[WHAT IS ASKED]
Below is a listing to transcribe in full and exactly; keep the pictures out.

──────── DATASET CONTENT

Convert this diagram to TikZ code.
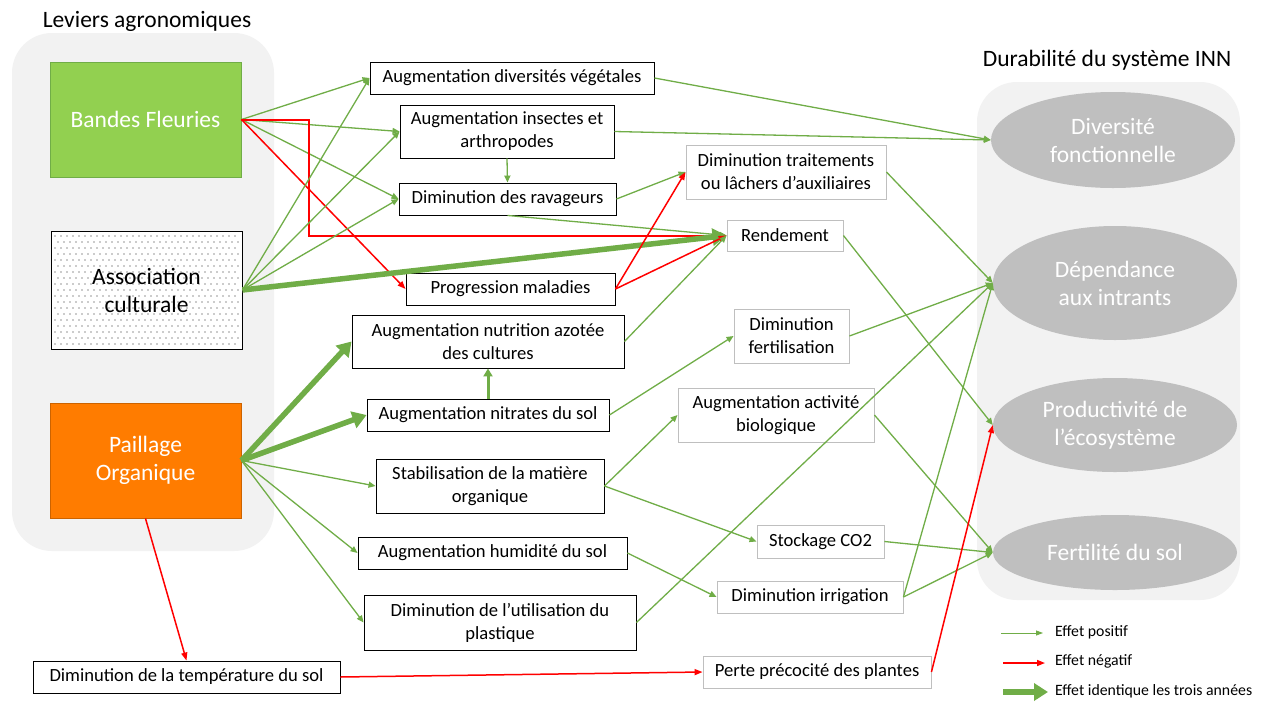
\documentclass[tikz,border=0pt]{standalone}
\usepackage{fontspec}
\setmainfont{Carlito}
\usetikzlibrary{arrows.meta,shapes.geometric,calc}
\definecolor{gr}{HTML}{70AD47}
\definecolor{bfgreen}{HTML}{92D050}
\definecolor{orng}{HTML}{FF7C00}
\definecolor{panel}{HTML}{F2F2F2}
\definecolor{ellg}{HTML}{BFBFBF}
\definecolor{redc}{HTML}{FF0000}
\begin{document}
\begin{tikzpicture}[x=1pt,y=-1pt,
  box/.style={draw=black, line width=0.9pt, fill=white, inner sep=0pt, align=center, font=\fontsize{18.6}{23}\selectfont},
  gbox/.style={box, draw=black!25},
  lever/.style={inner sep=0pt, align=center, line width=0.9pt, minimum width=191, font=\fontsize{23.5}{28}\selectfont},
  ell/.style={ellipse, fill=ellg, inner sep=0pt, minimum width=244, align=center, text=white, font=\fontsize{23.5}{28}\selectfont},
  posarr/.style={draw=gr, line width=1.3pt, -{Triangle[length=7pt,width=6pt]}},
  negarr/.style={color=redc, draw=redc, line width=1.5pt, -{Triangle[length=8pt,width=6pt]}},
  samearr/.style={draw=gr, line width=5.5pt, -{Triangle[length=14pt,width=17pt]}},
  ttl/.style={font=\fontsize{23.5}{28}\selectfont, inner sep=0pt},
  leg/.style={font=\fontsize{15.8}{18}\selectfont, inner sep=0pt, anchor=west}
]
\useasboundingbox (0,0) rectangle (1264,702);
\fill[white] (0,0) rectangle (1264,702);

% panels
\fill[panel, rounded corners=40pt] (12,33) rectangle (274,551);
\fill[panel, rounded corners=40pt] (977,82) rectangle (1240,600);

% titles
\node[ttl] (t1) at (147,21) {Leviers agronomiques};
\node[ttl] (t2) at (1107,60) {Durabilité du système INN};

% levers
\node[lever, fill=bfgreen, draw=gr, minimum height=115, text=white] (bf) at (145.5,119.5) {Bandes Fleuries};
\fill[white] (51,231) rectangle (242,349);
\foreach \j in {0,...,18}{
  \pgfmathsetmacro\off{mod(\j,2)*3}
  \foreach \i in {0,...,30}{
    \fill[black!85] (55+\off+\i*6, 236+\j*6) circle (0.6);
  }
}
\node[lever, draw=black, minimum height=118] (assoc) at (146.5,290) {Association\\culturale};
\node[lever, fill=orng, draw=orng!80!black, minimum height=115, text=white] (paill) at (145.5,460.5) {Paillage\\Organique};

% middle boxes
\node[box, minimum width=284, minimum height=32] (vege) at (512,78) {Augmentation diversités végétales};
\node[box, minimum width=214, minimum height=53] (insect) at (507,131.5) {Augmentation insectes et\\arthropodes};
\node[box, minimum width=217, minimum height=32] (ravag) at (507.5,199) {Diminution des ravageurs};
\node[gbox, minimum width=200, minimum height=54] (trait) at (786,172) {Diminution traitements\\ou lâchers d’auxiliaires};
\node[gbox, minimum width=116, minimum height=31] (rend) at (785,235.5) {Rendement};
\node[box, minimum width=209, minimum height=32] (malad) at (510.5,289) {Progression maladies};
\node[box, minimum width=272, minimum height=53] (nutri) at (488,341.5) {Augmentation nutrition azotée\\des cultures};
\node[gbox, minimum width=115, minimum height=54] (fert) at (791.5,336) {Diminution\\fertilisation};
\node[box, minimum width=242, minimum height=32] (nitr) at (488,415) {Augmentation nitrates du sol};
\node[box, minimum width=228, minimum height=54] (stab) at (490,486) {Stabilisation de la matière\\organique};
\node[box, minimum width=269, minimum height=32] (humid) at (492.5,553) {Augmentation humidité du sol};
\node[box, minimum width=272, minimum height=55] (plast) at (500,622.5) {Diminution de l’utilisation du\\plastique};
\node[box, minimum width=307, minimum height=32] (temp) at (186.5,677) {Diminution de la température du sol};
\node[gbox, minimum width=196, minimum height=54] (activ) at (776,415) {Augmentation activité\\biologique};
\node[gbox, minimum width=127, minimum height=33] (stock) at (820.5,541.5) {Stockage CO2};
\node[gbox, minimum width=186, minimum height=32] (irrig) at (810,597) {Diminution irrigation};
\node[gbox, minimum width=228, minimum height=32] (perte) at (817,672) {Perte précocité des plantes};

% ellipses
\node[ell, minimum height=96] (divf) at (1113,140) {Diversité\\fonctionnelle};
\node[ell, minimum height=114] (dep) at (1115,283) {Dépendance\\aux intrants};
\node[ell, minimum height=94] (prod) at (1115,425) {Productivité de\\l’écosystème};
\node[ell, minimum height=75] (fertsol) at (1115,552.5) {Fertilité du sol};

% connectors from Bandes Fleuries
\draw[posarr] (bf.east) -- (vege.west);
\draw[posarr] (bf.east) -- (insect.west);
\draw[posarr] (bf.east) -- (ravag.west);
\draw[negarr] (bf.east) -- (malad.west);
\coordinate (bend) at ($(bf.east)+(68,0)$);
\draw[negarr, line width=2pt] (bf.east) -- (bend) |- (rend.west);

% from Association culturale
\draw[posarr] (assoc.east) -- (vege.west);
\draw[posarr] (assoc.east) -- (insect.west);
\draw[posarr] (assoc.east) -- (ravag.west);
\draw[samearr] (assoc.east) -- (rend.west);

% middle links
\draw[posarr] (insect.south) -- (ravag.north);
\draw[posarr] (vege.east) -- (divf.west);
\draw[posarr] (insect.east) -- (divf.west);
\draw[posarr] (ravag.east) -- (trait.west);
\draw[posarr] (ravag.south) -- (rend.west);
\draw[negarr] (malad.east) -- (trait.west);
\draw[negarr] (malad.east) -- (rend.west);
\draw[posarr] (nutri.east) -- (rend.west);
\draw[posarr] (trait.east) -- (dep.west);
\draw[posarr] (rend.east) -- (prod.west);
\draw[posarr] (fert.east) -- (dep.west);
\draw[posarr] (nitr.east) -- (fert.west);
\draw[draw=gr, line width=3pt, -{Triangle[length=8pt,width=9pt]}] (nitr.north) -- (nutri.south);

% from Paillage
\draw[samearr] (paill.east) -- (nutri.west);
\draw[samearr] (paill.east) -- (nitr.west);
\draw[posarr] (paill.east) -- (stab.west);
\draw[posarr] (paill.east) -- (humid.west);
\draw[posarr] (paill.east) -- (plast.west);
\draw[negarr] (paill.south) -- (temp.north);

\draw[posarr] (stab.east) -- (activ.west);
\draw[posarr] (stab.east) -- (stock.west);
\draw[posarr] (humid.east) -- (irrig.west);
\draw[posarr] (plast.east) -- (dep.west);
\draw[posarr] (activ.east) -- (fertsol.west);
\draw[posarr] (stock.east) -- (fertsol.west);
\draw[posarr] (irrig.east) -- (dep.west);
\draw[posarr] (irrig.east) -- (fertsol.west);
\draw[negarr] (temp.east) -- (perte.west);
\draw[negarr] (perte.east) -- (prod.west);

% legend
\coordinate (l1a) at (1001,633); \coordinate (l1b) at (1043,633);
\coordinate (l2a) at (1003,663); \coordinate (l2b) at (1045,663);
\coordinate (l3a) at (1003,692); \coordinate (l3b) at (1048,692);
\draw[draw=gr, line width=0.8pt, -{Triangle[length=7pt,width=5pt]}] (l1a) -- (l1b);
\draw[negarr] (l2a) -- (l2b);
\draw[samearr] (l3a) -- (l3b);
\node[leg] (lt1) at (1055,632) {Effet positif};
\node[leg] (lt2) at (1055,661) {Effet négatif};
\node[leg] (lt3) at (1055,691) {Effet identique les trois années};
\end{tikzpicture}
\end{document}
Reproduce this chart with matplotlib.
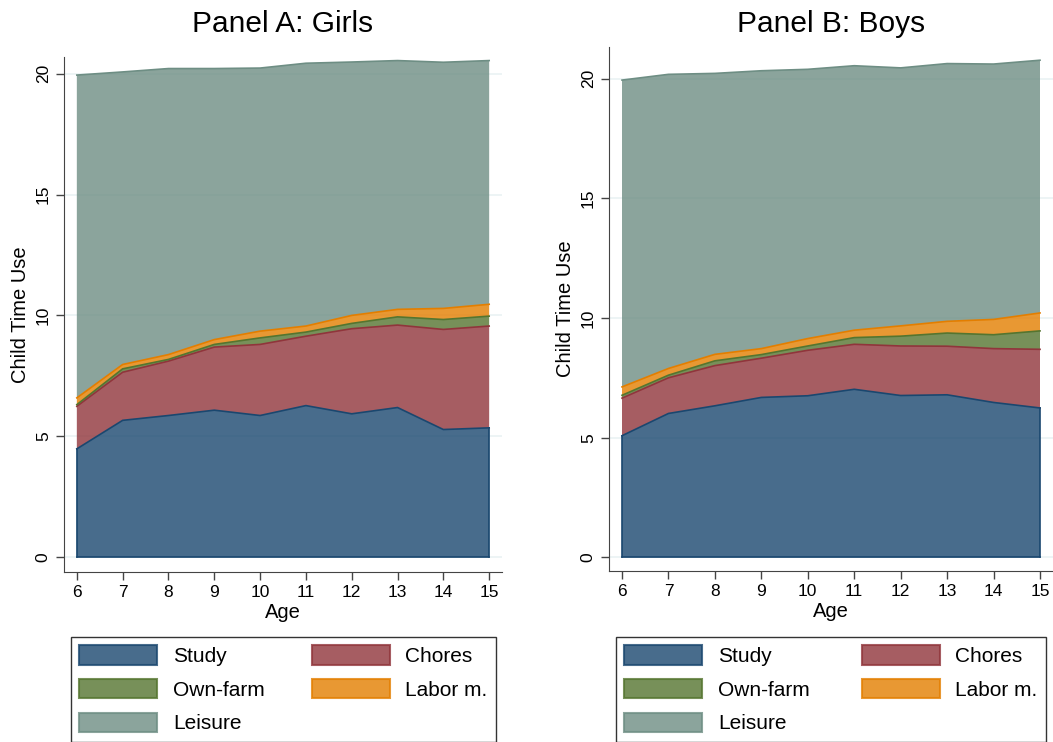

────────────────

[FULL SOLUTION]
Convert this diagram to TikZ code.
\documentclass[tikz,border=0pt]{standalone}
\usepackage{fontspec}
\setmainfont{Carlito}
\usetikzlibrary{arrows.meta,shapes.geometric,calc}
\definecolor{gr}{HTML}{70AD47}
\definecolor{bfgreen}{HTML}{92D050}
\definecolor{orng}{HTML}{FF7C00}
\definecolor{panel}{HTML}{F2F2F2}
\definecolor{ellg}{HTML}{BFBFBF}
\definecolor{redc}{HTML}{FF0000}
\begin{document}
\begin{tikzpicture}[x=1pt,y=-1pt,
  box/.style={draw=black, line width=0.9pt, fill=white, inner sep=0pt, align=center, font=\fontsize{18.6}{23}\selectfont},
  gbox/.style={box, draw=black!25},
  lever/.style={inner sep=0pt, align=center, line width=0.9pt, minimum width=191, font=\fontsize{23.5}{28}\selectfont},
  ell/.style={ellipse, fill=ellg, inner sep=0pt, minimum width=244, align=center, text=white, font=\fontsize{23.5}{28}\selectfont},
  posarr/.style={draw=gr, line width=1.3pt, -{Triangle[length=7pt,width=6pt]}},
  negarr/.style={color=redc, draw=redc, line width=1.5pt, -{Triangle[length=8pt,width=6pt]}},
  samearr/.style={draw=gr, line width=5.5pt, -{Triangle[length=14pt,width=17pt]}},
  ttl/.style={font=\fontsize{23.5}{28}\selectfont, inner sep=0pt},
  leg/.style={font=\fontsize{15.8}{18}\selectfont, inner sep=0pt, anchor=west}
]
\useasboundingbox (0,0) rectangle (1264,702);
\fill[white] (0,0) rectangle (1264,702);

% panels
\fill[panel, rounded corners=40pt] (12,33) rectangle (274,551);
\fill[panel, rounded corners=40pt] (977,82) rectangle (1240,600);

% titles
\node[ttl] (t1) at (147,21) {Leviers agronomiques};
\node[ttl] (t2) at (1107,60) {Durabilité du système INN};

% levers
\node[lever, fill=bfgreen, draw=gr, minimum height=115, text=white] (bf) at (145.5,119.5) {Bandes Fleuries};
\fill[white] (51,231) rectangle (242,349);
\foreach \j in {0,...,18}{
  \pgfmathsetmacro\off{mod(\j,2)*3}
  \foreach \i in {0,...,30}{
    \fill[black!85] (55+\off+\i*6, 236+\j*6) circle (0.6);
  }
}
\node[lever, draw=black, minimum height=118] (assoc) at (146.5,290) {Association\\culturale};
\node[lever, fill=orng, draw=orng!80!black, minimum height=115, text=white] (paill) at (145.5,460.5) {Paillage\\Organique};

% middle boxes
\node[box, minimum width=284, minimum height=32] (vege) at (512,78) {Augmentation diversités végétales};
\node[box, minimum width=214, minimum height=53] (insect) at (507,131.5) {Augmentation insectes et\\arthropodes};
\node[box, minimum width=217, minimum height=32] (ravag) at (507.5,199) {Diminution des ravageurs};
\node[gbox, minimum width=200, minimum height=54] (trait) at (786,172) {Diminution traitements\\ou lâchers d’auxiliaires};
\node[gbox, minimum width=116, minimum height=31] (rend) at (785,235.5) {Rendement};
\node[box, minimum width=209, minimum height=32] (malad) at (510.5,289) {Progression maladies};
\node[box, minimum width=272, minimum height=53] (nutri) at (488,341.5) {Augmentation nutrition azotée\\des cultures};
\node[gbox, minimum width=115, minimum height=54] (fert) at (791.5,336) {Diminution\\fertilisation};
\node[box, minimum width=242, minimum height=32] (nitr) at (488,415) {Augmentation nitrates du sol};
\node[box, minimum width=228, minimum height=54] (stab) at (490,486) {Stabilisation de la matière\\organique};
\node[box, minimum width=269, minimum height=32] (humid) at (492.5,553) {Augmentation humidité du sol};
\node[box, minimum width=272, minimum height=55] (plast) at (500,622.5) {Diminution de l’utilisation du\\plastique};
\node[box, minimum width=307, minimum height=32] (temp) at (186.5,677) {Diminution de la température du sol};
\node[gbox, minimum width=196, minimum height=54] (activ) at (776,415) {Augmentation activité\\biologique};
\node[gbox, minimum width=127, minimum height=33] (stock) at (820.5,541.5) {Stockage CO2};
\node[gbox, minimum width=186, minimum height=32] (irrig) at (810,597) {Diminution irrigation};
\node[gbox, minimum width=228, minimum height=32] (perte) at (817,672) {Perte précocité des plantes};

% ellipses
\node[ell, minimum height=96] (divf) at (1113,140) {Diversité\\fonctionnelle};
\node[ell, minimum height=114] (dep) at (1115,283) {Dépendance\\aux intrants};
\node[ell, minimum height=94] (prod) at (1115,425) {Productivité de\\l’écosystème};
\node[ell, minimum height=75] (fertsol) at (1115,552.5) {Fertilité du sol};

% connectors from Bandes Fleuries
\draw[posarr] (bf.east) -- (vege.west);
\draw[posarr] (bf.east) -- (insect.west);
\draw[posarr] (bf.east) -- (ravag.west);
\draw[negarr] (bf.east) -- (malad.west);
\coordinate (bend) at ($(bf.east)+(68,0)$);
\draw[negarr, line width=2pt] (bf.east) -- (bend) |- (rend.west);

% from Association culturale
\draw[posarr] (assoc.east) -- (vege.west);
\draw[posarr] (assoc.east) -- (insect.west);
\draw[posarr] (assoc.east) -- (ravag.west);
\draw[samearr] (assoc.east) -- (rend.west);

% middle links
\draw[posarr] (insect.south) -- (ravag.north);
\draw[posarr] (vege.east) -- (divf.west);
\draw[posarr] (insect.east) -- (divf.west);
\draw[posarr] (ravag.east) -- (trait.west);
\draw[posarr] (ravag.south) -- (rend.west);
\draw[negarr] (malad.east) -- (trait.west);
\draw[negarr] (malad.east) -- (rend.west);
\draw[posarr] (nutri.east) -- (rend.west);
\draw[posarr] (trait.east) -- (dep.west);
\draw[posarr] (rend.east) -- (prod.west);
\draw[posarr] (fert.east) -- (dep.west);
\draw[posarr] (nitr.east) -- (fert.west);
\draw[draw=gr, line width=3pt, -{Triangle[length=8pt,width=9pt]}] (nitr.north) -- (nutri.south);

% from Paillage
\draw[samearr] (paill.east) -- (nutri.west);
\draw[samearr] (paill.east) -- (nitr.west);
\draw[posarr] (paill.east) -- (stab.west);
\draw[posarr] (paill.east) -- (humid.west);
\draw[posarr] (paill.east) -- (plast.west);
\draw[negarr] (paill.south) -- (temp.north);

\draw[posarr] (stab.east) -- (activ.west);
\draw[posarr] (stab.east) -- (stock.west);
\draw[posarr] (humid.east) -- (irrig.west);
\draw[posarr] (plast.east) -- (dep.west);
\draw[posarr] (activ.east) -- (fertsol.west);
\draw[posarr] (stock.east) -- (fertsol.west);
\draw[posarr] (irrig.east) -- (dep.west);
\draw[posarr] (irrig.east) -- (fertsol.west);
\draw[negarr] (temp.east) -- (perte.west);
\draw[negarr] (perte.east) -- (prod.west);

% legend
\coordinate (l1a) at (1001,633); \coordinate (l1b) at (1043,633);
\coordinate (l2a) at (1003,663); \coordinate (l2b) at (1045,663);
\coordinate (l3a) at (1003,692); \coordinate (l3b) at (1048,692);
\draw[draw=gr, line width=0.8pt, -{Triangle[length=7pt,width=5pt]}] (l1a) -- (l1b);
\draw[negarr] (l2a) -- (l2b);
\draw[samearr] (l3a) -- (l3b);
\node[leg] (lt1) at (1055,632) {Effet positif};
\node[leg] (lt2) at (1055,661) {Effet négatif};
\node[leg] (lt3) at (1055,691) {Effet identique les trois années};
\end{tikzpicture}
\end{document}
Reproduce this chart with matplotlib.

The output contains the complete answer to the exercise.